Marvellous Equations is much more than an engaging story: at its core, Douglas understands that for a culture to exist, it must first dream its own story. The story must then be repeated aloud, testified, and physically called into existence. This sentiment is voiced by Leenah, who says in response to Prime Minister Alexander Bustamante’s decree that all Rastas must die: “We were all criminals to them. Too brazen and unmanageable for them. We had found our own God; told our own story; fashioned our I&I language” (100). Douglas at no point seeks to gloss over the violence that pervades Jamaican society, nor does she revel in it; it is simply the backdrop, an inescapable beat in a historical redemption song, a beat in the never-ending search for Zion.

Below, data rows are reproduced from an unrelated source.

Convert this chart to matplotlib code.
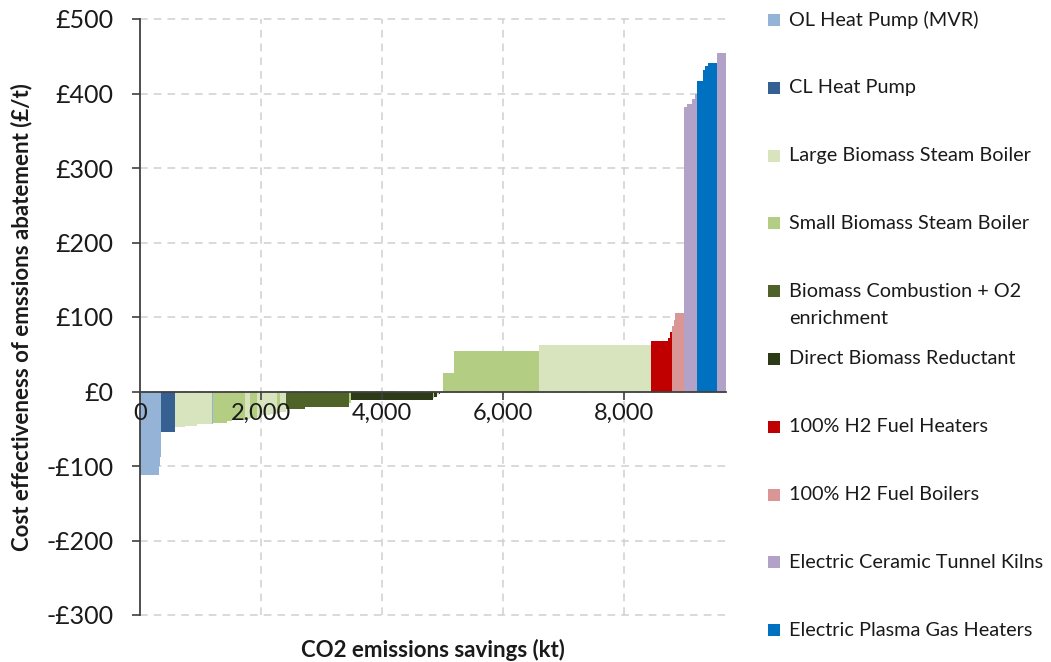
import numpy as np
import matplotlib
matplotlib.use("Agg")
import matplotlib.pyplot as plt
from matplotlib.patches import Rectangle
from matplotlib.ticker import FuncFormatter

plt.rcParams['font.family'] = ['Lato', 'DejaVu Sans']

# ---------------- data ----------------
technologies = [
    "OL Heat Pump (MVR)",
    "CL Heat Pump",
    "Large Biomass Steam Boiler",
    "Small Biomass Steam Boiler",
    "Biomass Combustion + O2\nenrichment",
    "Direct Biomass Reductant",
    "100% H2 Fuel Heaters",
    "100% H2 Fuel Boilers",
    "Electric Ceramic Tunnel Kilns",
    "Electric Plasma Gas Heaters",
]
tech_colors = ["#95B3D7", "#376092", "#D7E4BD", "#B3CD83", "#4F6228",
               "#2D3A16", "#C00000", "#DA9694", "#B3A2C7", "#0070C0"]

# each abatement measure: technology index, CO2 saving (kt), cost (GBP/t)
seg_tech = [0, 0, 0,
            1,
            2, 2, 2, 2, 0, 3, 3, 1, 3, 2, 3, 2, 2, 2, 3, 2,
            4, 4,
            3, 5, 3, 5, 2, 5, 3,
            3, 3, 2,
            6, 6, 6,
            7, 7, 7,
            8, 8, 8, 8,
            9, 9, 9, 9,
            8]
seg_width = [310, 20, 20,
             230,
             50, 115, 190, 250, 27, 220, 84, 10, 210, 82, 111, 83, 137, 111, 60, 90,
             317, 720,
             40, 1360, 20, 40, 30, 30, 40,
             180, 1410, 1850,
             280, 30, 34,
             36, 20, 140,
             60, 70, 50, 40,
             100, 30, 60, 140,
             150]
seg_value = [-112, -100, -88,
             -54,
             -48, -47, -46, -44, -43, -42, -40, -39, -38, -37, -35, -34, -32, -30, -29, -27,
             -23, -21,
             -15, -12, -9, -8, -5, -4, -2,
             25, 54, 63,
             68, 72, 80,
             88, 96, 105,
             382, 386, 392, 400,
             417, 432, 437, 441,
             454]

y_ticks = [-300, -200, -100, 0, 100, 200, 300, 400, 500]
x_ticks = [0, 2000, 4000, 6000, 8000]

# ---------------- figure ----------------
W, H = 1051, 662
fig = plt.figure(figsize=(W / 100, H / 100), dpi=100)
ax_l, ax_r, ax_t, ax_b = 140, 726, 19, 615
ax = fig.add_axes([ax_l / W, 1 - ax_b / H, (ax_r - ax_l) / W, (ax_b - ax_t) / H])

lefts = np.concatenate([[0], np.cumsum(seg_width)[:-1]])
colors = [tech_colors[t] for t in seg_tech]
ax.bar(lefts, seg_value, width=seg_width, align='edge', color=colors,
       edgecolor='none', linewidth=0, zorder=2)

ax.set_xlim(0, float(np.sum(seg_width)))
ax.set_ylim(min(y_ticks), max(y_ticks))
ax.set_yticks(y_ticks)
ax.set_xticks(x_ticks)

def money(v, pos):
    v = int(round(v))
    return f"-£{abs(v)}" if v < 0 else f"£{v}"

ax.yaxis.set_major_formatter(FuncFormatter(money))
ax.xaxis.set_major_formatter(FuncFormatter(lambda v, p: f"{int(v):,}"))

# axis (ticks + labels) above the bars; dashed gridlines drawn separately below them
ax.set_axisbelow(False)
ax.xaxis.set_zorder(3)
ax.yaxis.set_zorder(3)
grid_style = dict(color='#D0D0D0', linestyle=(0, (5, 4)), linewidth=1.1, zorder=0.5)
for yv in y_ticks:
    ax.axhline(yv, **grid_style, clip_on=False)
for xv in x_ticks[1:]:
    ax.axvline(xv, **grid_style)

for s in ['top', 'right']:
    ax.spines[s].set_visible(False)
ax.spines['bottom'].set_position(('data', 0))
ax.spines['bottom'].set_color('#404040')
ax.spines['bottom'].set_linewidth(1.3)
ax.spines['bottom'].set_zorder(3)
ax.spines['left'].set_color('#404040')
ax.spines['left'].set_linewidth(1.3)
ax.spines['left'].set_zorder(3)

ax.tick_params(axis='both', colors='#404040', labelcolor='#1a1a1a', length=6, width=1.2,
               labelsize=17)
ax.tick_params(axis='y', labelsize=18, pad=13)
ax.tick_params(axis='x', pad=2)

fig.text(22 / W, 1 - 317 / H, "Cost effectiveness of emssions abatement (£/t)",
         rotation=90, ha='center', va='center', fontsize=16, fontweight='bold', color='#1a1a1a')
fig.text(433 / W, 1 - 650 / H, "CO2 emissions savings (kt)",
         ha='center', va='center', fontsize=16, fontweight='bold', color='#1a1a1a')

# legend drawn manually
leg_y0, leg_dy = 20, 67.8
sq = 12
for i, (lab, col) in enumerate(zip(technologies, tech_colors)):
    yc = leg_y0 + i * leg_dy
    fig.add_artist(Rectangle(((774 - sq / 2) / W, 1 - (yc + sq / 2) / H), sq / W, sq / H,
                             transform=fig.transFigure, facecolor=col, edgecolor='none'))
    for j, line in enumerate(lab.split("\n")):
        fig.text(789 / W, 1 - (yc + j * 27) / H, line, ha='left', va='center',
                 fontsize=14.3, color='#1a1a1a')

fig.savefig("out.png", dpi=100)
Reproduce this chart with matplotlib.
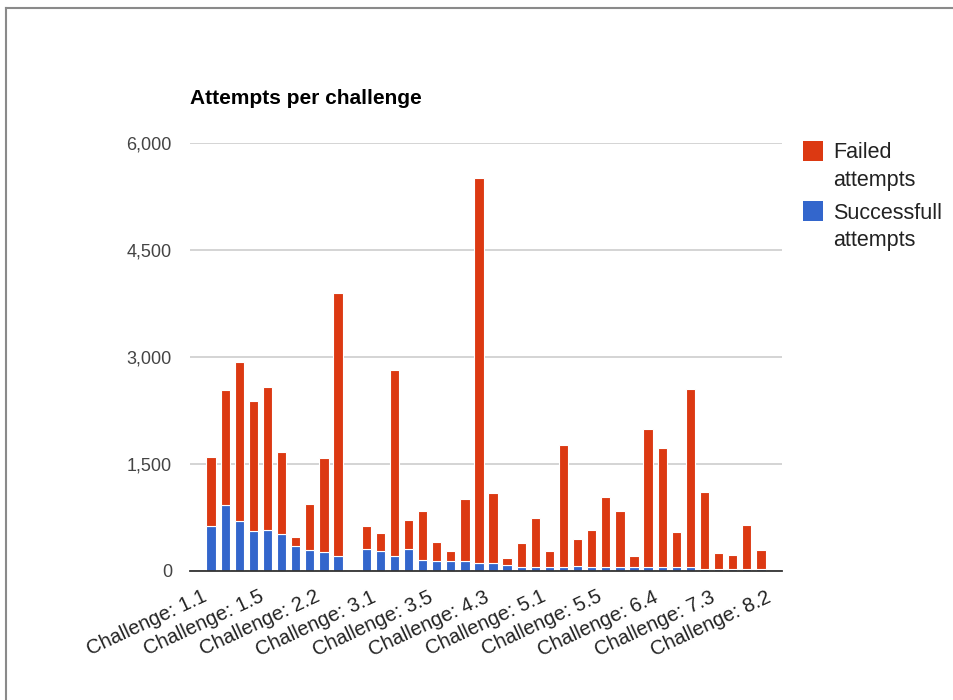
import matplotlib
matplotlib.use("Agg")
import matplotlib.pyplot as plt
from matplotlib.patches import Rectangle
from matplotlib.lines import Line2D
from matplotlib.transforms import ScaledTranslation
import numpy as np

plt.rcParams["font.family"] = ["Liberation Sans", "DejaVu Sans"]

# Challenge identifiers (one bar each)
challenges = [
    "1.1", "1.2", "1.3", "1.4", "1.5", "1.6", "1.7",
    "2.1", "2.2", "2.3", "2.4", "2.5",
    "3.1", "3.2", "3.3", "3.4", "3.5", "3.6",
    "4.1", "4.2", "4.3", "4.4", "4.5", "4.6",
    "5.1", "5.2", "5.3", "5.4", "5.5",
    "6.1", "6.2", "6.3", "6.4", "6.5",
    "7.1", "7.2", "7.3", "7.4", "7.5",
    "8.1", "8.2",
]

successful = [
    630, 920, 700, 560, 575, 510, 340,
    290, 265, 210, 0, 305,
    280, 210, 305, 150, 140, 140,
    140, 105, 105, 75, 55, 55,
    55, 55, 70, 55, 55,
    55, 55, 45, 45, 45,
    45, 30, 30, 30, 30,
    30, 0,
]

failed = [
    970, 1610, 2220, 1820, 2000, 1160, 130,
    645, 1310, 3690, 0, 315,
    245, 2610, 410, 685, 260, 135,
    865, 5400, 980, 100, 340, 680,
    220, 1710, 375, 510, 975,
    785, 145, 1940, 1670, 495,
    2500, 1070, 215, 195, 610,
    265, 0,
]

series_names = ["Failed\nattempts", "Successfull\nattempts"]
red = "#DC3912"
blue = "#3366CC"

W, H = 954, 700
fig = plt.figure(figsize=(W / 100, H / 100), dpi=100)
fig.patch.set_facecolor("white")

# plot area in pixel terms
left_px, right_px, top_px, bottom_px = 190, 782, 142.7, 570.7
ax = fig.add_axes([left_px / W, 1 - bottom_px / H,
                   (right_px - left_px) / W, (bottom_px - top_px) / H])

x = np.arange(len(challenges))
ax.bar(x, successful, width=0.66, color=blue, edgecolor="white",
       linewidth=0.8, zorder=3)
ax.bar(x, failed, width=0.66, bottom=successful, color=red,
       edgecolor="white", linewidth=0.8, zorder=3)

ax.set_xlim(-1.5, len(challenges) - 0.5)
ax.set_ylim(0, 6000)
yt = [0, 1500, 3000, 4500, 6000]
ax.set_yticks(yt)
ax.set_yticklabels([f"{v:,}" for v in yt], fontsize=13, color="#444444")
ax.yaxis.grid(True, color="#d4d4d4", linewidth=1.4, zorder=0)
ax.set_axisbelow(True)

step = 4
ax.set_xticks(x[::step])
ax.set_xticklabels([f"Challenge: {c}" for c in challenges[::step]],
                   rotation=25, ha="right", va="top",
                   rotation_mode="anchor", fontsize=14.5, color="#222222")
ax.tick_params(axis="both", length=0)
ax.tick_params(axis="y", pad=13)
ax.tick_params(axis="x", pad=12)
# nudge slanted category labels slightly left of their ticks
shift = ScaledTranslation(-9 / 100, 0, fig.dpi_scale_trans)
for lbl in ax.get_xticklabels():
    lbl.set_transform(lbl.get_transform() + shift)

for s in ["top", "right", "left"]:
    ax.spines[s].set_visible(False)
ax.spines["bottom"].set_color("#333333")
ax.spines["bottom"].set_linewidth(1.3)
ax.spines["bottom"].set_zorder(4)

fig.text(190 / W, 1 - 98 / H, "Attempts per challenge", fontsize=15,
         fontweight="bold", color="black", ha="left", va="center")

# legend on the right
legend_items = [(red, series_names[0], 140.5), (blue, series_names[1], 201)]
for color, name, ytop in legend_items:
    fig.patches.append(Rectangle((803 / W, 1 - (ytop + 20) / H), 20 / W, 20 / H,
                                 transform=fig.transFigure, facecolor=color,
                                 edgecolor="none"))
    fig.text(833 / W, 1 - (ytop + 1.5) / H, name, fontsize=15.5, color="#222222",
             ha="left", va="top", linespacing=1.42)

# container frame
fig.add_artist(Line2D([6 / W, 1], [1 - 8 / H, 1 - 8 / H],
                      transform=fig.transFigure, color="#8a8a8a", linewidth=1.5))
fig.add_artist(Line2D([6 / W, 6 / W], [0, 1 - 8 / H],
                      transform=fig.transFigure, color="#8a8a8a", linewidth=1.5))

fig.savefig("out.png", dpi=100, facecolor="white")
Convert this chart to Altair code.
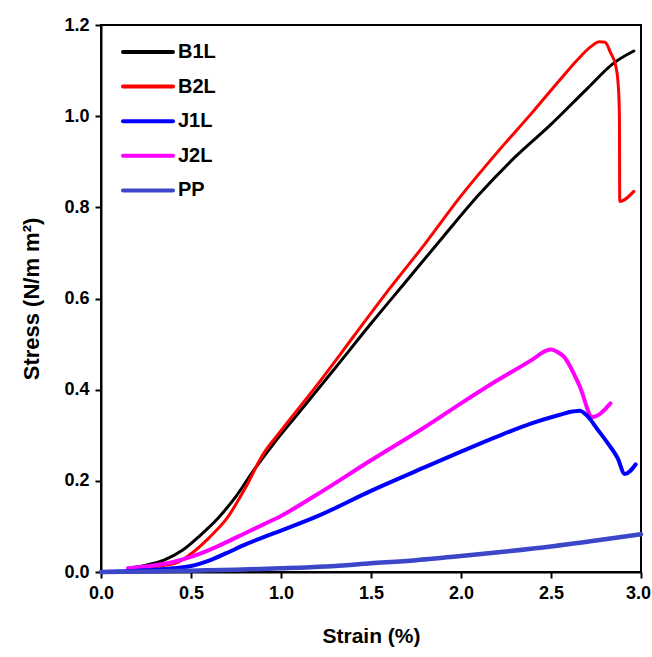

Solange Anduze James is a doctoral student in comparative literature at the University of Colorado Boulder, with a research focus on literature of migration, Caribbean speculative fiction, narratives of the undocumented, and globalization. Prior to joining the English department, Solange completed her MA in linguistics at the University of Colorado Boulder. Her research focused on Caribbean Creole documentation, linguistic corpora, and orthographic enregisterment.
1 Negus was the title given to a hereditary ruler of one of Ethiopia’s larger provinces and was awarded only at the discretion of the emperor. Tafari Makonnen, who later became Emperor Haile Selassie, was bestowed the title of Negus in 1928; he would be the last person to bear the title.